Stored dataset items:

— Begin —

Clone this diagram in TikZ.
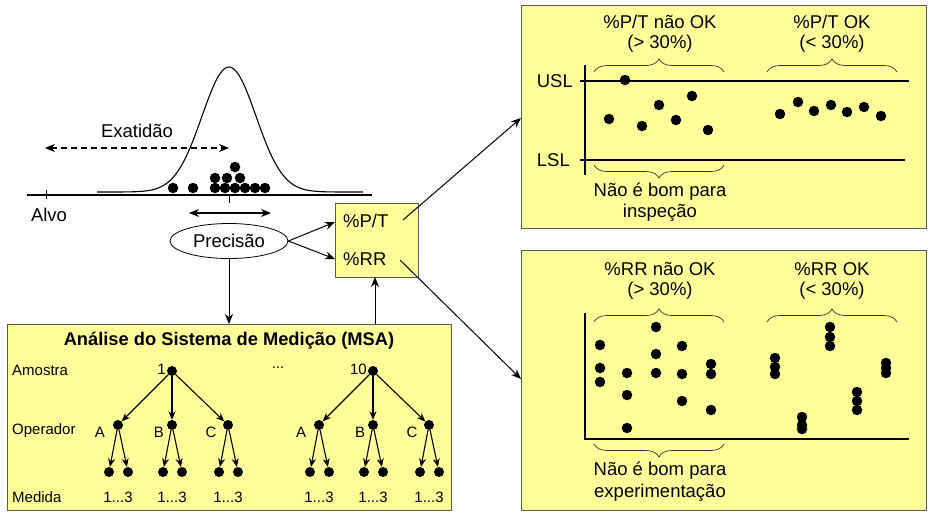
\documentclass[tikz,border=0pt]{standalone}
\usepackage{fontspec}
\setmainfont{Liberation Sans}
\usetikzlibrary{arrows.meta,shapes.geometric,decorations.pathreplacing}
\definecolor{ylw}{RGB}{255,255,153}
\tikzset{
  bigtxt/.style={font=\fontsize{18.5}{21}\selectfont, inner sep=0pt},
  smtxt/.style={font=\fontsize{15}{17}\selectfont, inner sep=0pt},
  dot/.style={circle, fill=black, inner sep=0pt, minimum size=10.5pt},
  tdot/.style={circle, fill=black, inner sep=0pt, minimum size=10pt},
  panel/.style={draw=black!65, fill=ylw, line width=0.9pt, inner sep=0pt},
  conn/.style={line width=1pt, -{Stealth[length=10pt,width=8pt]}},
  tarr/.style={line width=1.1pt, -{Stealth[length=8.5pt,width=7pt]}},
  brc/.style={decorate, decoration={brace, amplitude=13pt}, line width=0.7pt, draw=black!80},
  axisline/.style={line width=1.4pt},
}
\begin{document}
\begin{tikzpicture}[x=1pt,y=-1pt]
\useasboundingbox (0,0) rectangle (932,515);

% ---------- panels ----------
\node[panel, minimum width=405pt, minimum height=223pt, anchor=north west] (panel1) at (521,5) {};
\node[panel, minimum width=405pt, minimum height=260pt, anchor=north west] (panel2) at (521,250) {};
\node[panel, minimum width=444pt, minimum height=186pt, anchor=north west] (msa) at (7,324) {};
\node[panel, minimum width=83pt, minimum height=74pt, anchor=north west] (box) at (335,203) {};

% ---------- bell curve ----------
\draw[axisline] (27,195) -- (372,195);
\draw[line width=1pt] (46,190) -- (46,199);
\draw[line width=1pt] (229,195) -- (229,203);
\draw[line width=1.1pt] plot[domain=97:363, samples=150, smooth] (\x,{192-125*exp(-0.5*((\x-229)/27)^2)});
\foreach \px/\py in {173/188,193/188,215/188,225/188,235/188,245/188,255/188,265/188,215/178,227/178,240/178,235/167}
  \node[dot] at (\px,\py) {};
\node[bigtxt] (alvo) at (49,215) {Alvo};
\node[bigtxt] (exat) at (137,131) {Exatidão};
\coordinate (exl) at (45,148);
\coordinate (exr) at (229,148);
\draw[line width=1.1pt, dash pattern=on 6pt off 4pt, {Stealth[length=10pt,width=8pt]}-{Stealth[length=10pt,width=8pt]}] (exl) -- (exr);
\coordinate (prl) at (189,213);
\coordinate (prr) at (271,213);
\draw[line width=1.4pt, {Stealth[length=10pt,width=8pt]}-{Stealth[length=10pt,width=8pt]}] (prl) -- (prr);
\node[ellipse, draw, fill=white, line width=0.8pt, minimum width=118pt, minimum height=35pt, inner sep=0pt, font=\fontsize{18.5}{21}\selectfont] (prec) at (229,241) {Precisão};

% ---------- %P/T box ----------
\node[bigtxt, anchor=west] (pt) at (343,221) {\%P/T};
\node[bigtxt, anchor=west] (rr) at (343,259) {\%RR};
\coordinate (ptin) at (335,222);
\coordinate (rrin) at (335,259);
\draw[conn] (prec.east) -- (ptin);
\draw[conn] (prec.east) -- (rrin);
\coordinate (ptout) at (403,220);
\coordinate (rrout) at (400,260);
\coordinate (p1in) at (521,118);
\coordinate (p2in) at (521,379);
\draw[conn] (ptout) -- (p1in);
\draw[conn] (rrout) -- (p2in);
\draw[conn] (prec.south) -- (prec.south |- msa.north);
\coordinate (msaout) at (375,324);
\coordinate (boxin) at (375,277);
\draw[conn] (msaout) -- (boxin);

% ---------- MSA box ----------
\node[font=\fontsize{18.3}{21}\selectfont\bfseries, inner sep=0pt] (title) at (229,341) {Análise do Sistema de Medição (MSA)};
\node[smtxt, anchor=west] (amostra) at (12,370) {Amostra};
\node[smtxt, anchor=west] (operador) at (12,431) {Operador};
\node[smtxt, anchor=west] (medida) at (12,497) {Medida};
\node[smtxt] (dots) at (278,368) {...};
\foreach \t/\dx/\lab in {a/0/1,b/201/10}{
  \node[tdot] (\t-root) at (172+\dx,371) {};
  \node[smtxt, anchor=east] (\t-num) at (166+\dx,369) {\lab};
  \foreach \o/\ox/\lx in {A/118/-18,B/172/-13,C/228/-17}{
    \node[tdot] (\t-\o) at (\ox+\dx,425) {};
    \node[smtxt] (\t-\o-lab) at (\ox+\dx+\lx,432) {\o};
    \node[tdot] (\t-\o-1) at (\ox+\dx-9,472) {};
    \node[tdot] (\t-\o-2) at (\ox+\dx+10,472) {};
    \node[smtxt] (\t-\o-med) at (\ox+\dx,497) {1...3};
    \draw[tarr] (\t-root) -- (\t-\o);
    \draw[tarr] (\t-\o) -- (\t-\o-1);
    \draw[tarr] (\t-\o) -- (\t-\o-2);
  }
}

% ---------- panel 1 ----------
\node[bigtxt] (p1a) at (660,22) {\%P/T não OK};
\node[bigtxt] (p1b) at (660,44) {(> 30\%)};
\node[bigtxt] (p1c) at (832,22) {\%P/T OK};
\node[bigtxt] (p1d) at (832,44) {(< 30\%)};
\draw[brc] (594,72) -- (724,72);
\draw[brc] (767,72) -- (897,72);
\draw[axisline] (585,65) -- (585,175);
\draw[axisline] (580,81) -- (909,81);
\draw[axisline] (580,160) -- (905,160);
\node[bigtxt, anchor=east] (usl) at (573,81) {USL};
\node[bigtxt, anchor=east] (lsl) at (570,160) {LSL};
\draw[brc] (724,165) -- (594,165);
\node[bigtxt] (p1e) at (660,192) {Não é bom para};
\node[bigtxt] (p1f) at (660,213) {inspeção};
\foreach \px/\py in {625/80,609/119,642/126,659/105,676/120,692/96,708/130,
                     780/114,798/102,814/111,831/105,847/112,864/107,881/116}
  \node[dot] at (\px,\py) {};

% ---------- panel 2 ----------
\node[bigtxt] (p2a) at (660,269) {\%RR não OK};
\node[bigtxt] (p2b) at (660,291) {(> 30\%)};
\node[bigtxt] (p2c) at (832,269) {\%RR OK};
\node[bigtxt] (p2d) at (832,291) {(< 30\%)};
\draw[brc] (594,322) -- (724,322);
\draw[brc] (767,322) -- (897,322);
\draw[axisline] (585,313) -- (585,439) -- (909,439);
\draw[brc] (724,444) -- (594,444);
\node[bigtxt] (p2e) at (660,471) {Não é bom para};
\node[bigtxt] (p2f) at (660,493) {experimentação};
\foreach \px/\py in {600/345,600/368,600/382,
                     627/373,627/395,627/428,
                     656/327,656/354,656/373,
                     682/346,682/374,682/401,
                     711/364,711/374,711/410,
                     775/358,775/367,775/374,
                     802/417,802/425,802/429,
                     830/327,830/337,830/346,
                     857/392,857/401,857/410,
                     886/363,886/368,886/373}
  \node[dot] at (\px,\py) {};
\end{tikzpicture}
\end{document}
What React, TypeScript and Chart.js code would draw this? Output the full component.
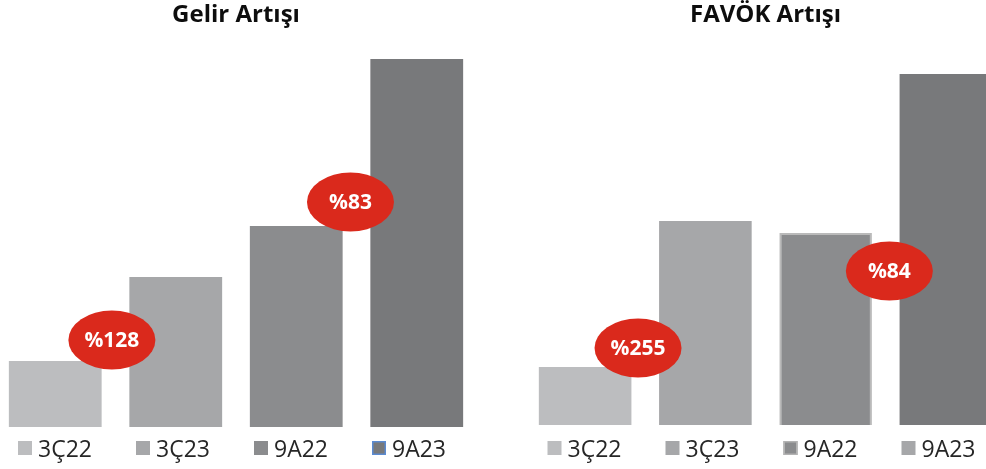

— End —

## What is asked
All of the records above must be copied exactly, except for the pictures.

## Task output
Clone this diagram in TikZ.
\documentclass[tikz,border=0pt]{standalone}
\usepackage{fontspec}
\setmainfont{Liberation Sans}
\usetikzlibrary{arrows.meta,shapes.geometric,decorations.pathreplacing}
\definecolor{ylw}{RGB}{255,255,153}
\tikzset{
  bigtxt/.style={font=\fontsize{18.5}{21}\selectfont, inner sep=0pt},
  smtxt/.style={font=\fontsize{15}{17}\selectfont, inner sep=0pt},
  dot/.style={circle, fill=black, inner sep=0pt, minimum size=10.5pt},
  tdot/.style={circle, fill=black, inner sep=0pt, minimum size=10pt},
  panel/.style={draw=black!65, fill=ylw, line width=0.9pt, inner sep=0pt},
  conn/.style={line width=1pt, -{Stealth[length=10pt,width=8pt]}},
  tarr/.style={line width=1.1pt, -{Stealth[length=8.5pt,width=7pt]}},
  brc/.style={decorate, decoration={brace, amplitude=13pt}, line width=0.7pt, draw=black!80},
  axisline/.style={line width=1.4pt},
}
\begin{document}
\begin{tikzpicture}[x=1pt,y=-1pt]
\useasboundingbox (0,0) rectangle (932,515);

% ---------- panels ----------
\node[panel, minimum width=405pt, minimum height=223pt, anchor=north west] (panel1) at (521,5) {};
\node[panel, minimum width=405pt, minimum height=260pt, anchor=north west] (panel2) at (521,250) {};
\node[panel, minimum width=444pt, minimum height=186pt, anchor=north west] (msa) at (7,324) {};
\node[panel, minimum width=83pt, minimum height=74pt, anchor=north west] (box) at (335,203) {};

% ---------- bell curve ----------
\draw[axisline] (27,195) -- (372,195);
\draw[line width=1pt] (46,190) -- (46,199);
\draw[line width=1pt] (229,195) -- (229,203);
\draw[line width=1.1pt] plot[domain=97:363, samples=150, smooth] (\x,{192-125*exp(-0.5*((\x-229)/27)^2)});
\foreach \px/\py in {173/188,193/188,215/188,225/188,235/188,245/188,255/188,265/188,215/178,227/178,240/178,235/167}
  \node[dot] at (\px,\py) {};
\node[bigtxt] (alvo) at (49,215) {Alvo};
\node[bigtxt] (exat) at (137,131) {Exatidão};
\coordinate (exl) at (45,148);
\coordinate (exr) at (229,148);
\draw[line width=1.1pt, dash pattern=on 6pt off 4pt, {Stealth[length=10pt,width=8pt]}-{Stealth[length=10pt,width=8pt]}] (exl) -- (exr);
\coordinate (prl) at (189,213);
\coordinate (prr) at (271,213);
\draw[line width=1.4pt, {Stealth[length=10pt,width=8pt]}-{Stealth[length=10pt,width=8pt]}] (prl) -- (prr);
\node[ellipse, draw, fill=white, line width=0.8pt, minimum width=118pt, minimum height=35pt, inner sep=0pt, font=\fontsize{18.5}{21}\selectfont] (prec) at (229,241) {Precisão};

% ---------- %P/T box ----------
\node[bigtxt, anchor=west] (pt) at (343,221) {\%P/T};
\node[bigtxt, anchor=west] (rr) at (343,259) {\%RR};
\coordinate (ptin) at (335,222);
\coordinate (rrin) at (335,259);
\draw[conn] (prec.east) -- (ptin);
\draw[conn] (prec.east) -- (rrin);
\coordinate (ptout) at (403,220);
\coordinate (rrout) at (400,260);
\coordinate (p1in) at (521,118);
\coordinate (p2in) at (521,379);
\draw[conn] (ptout) -- (p1in);
\draw[conn] (rrout) -- (p2in);
\draw[conn] (prec.south) -- (prec.south |- msa.north);
\coordinate (msaout) at (375,324);
\coordinate (boxin) at (375,277);
\draw[conn] (msaout) -- (boxin);

% ---------- MSA box ----------
\node[font=\fontsize{18.3}{21}\selectfont\bfseries, inner sep=0pt] (title) at (229,341) {Análise do Sistema de Medição (MSA)};
\node[smtxt, anchor=west] (amostra) at (12,370) {Amostra};
\node[smtxt, anchor=west] (operador) at (12,431) {Operador};
\node[smtxt, anchor=west] (medida) at (12,497) {Medida};
\node[smtxt] (dots) at (278,368) {...};
\foreach \t/\dx/\lab in {a/0/1,b/201/10}{
  \node[tdot] (\t-root) at (172+\dx,371) {};
  \node[smtxt, anchor=east] (\t-num) at (166+\dx,369) {\lab};
  \foreach \o/\ox/\lx in {A/118/-18,B/172/-13,C/228/-17}{
    \node[tdot] (\t-\o) at (\ox+\dx,425) {};
    \node[smtxt] (\t-\o-lab) at (\ox+\dx+\lx,432) {\o};
    \node[tdot] (\t-\o-1) at (\ox+\dx-9,472) {};
    \node[tdot] (\t-\o-2) at (\ox+\dx+10,472) {};
    \node[smtxt] (\t-\o-med) at (\ox+\dx,497) {1...3};
    \draw[tarr] (\t-root) -- (\t-\o);
    \draw[tarr] (\t-\o) -- (\t-\o-1);
    \draw[tarr] (\t-\o) -- (\t-\o-2);
  }
}

% ---------- panel 1 ----------
\node[bigtxt] (p1a) at (660,22) {\%P/T não OK};
\node[bigtxt] (p1b) at (660,44) {(> 30\%)};
\node[bigtxt] (p1c) at (832,22) {\%P/T OK};
\node[bigtxt] (p1d) at (832,44) {(< 30\%)};
\draw[brc] (594,72) -- (724,72);
\draw[brc] (767,72) -- (897,72);
\draw[axisline] (585,65) -- (585,175);
\draw[axisline] (580,81) -- (909,81);
\draw[axisline] (580,160) -- (905,160);
\node[bigtxt, anchor=east] (usl) at (573,81) {USL};
\node[bigtxt, anchor=east] (lsl) at (570,160) {LSL};
\draw[brc] (724,165) -- (594,165);
\node[bigtxt] (p1e) at (660,192) {Não é bom para};
\node[bigtxt] (p1f) at (660,213) {inspeção};
\foreach \px/\py in {625/80,609/119,642/126,659/105,676/120,692/96,708/130,
                     780/114,798/102,814/111,831/105,847/112,864/107,881/116}
  \node[dot] at (\px,\py) {};

% ---------- panel 2 ----------
\node[bigtxt] (p2a) at (660,269) {\%RR não OK};
\node[bigtxt] (p2b) at (660,291) {(> 30\%)};
\node[bigtxt] (p2c) at (832,269) {\%RR OK};
\node[bigtxt] (p2d) at (832,291) {(< 30\%)};
\draw[brc] (594,322) -- (724,322);
\draw[brc] (767,322) -- (897,322);
\draw[axisline] (585,313) -- (585,439) -- (909,439);
\draw[brc] (724,444) -- (594,444);
\node[bigtxt] (p2e) at (660,471) {Não é bom para};
\node[bigtxt] (p2f) at (660,493) {experimentação};
\foreach \px/\py in {600/345,600/368,600/382,
                     627/373,627/395,627/428,
                     656/327,656/354,656/373,
                     682/346,682/374,682/401,
                     711/364,711/374,711/410,
                     775/358,775/367,775/374,
                     802/417,802/425,802/429,
                     830/327,830/337,830/346,
                     857/392,857/401,857/410,
                     886/363,886/368,886/373}
  \node[dot] at (\px,\py) {};
\end{tikzpicture}
\end{document}
What React, TypeScript and Chart.js code would draw this? Output the full component.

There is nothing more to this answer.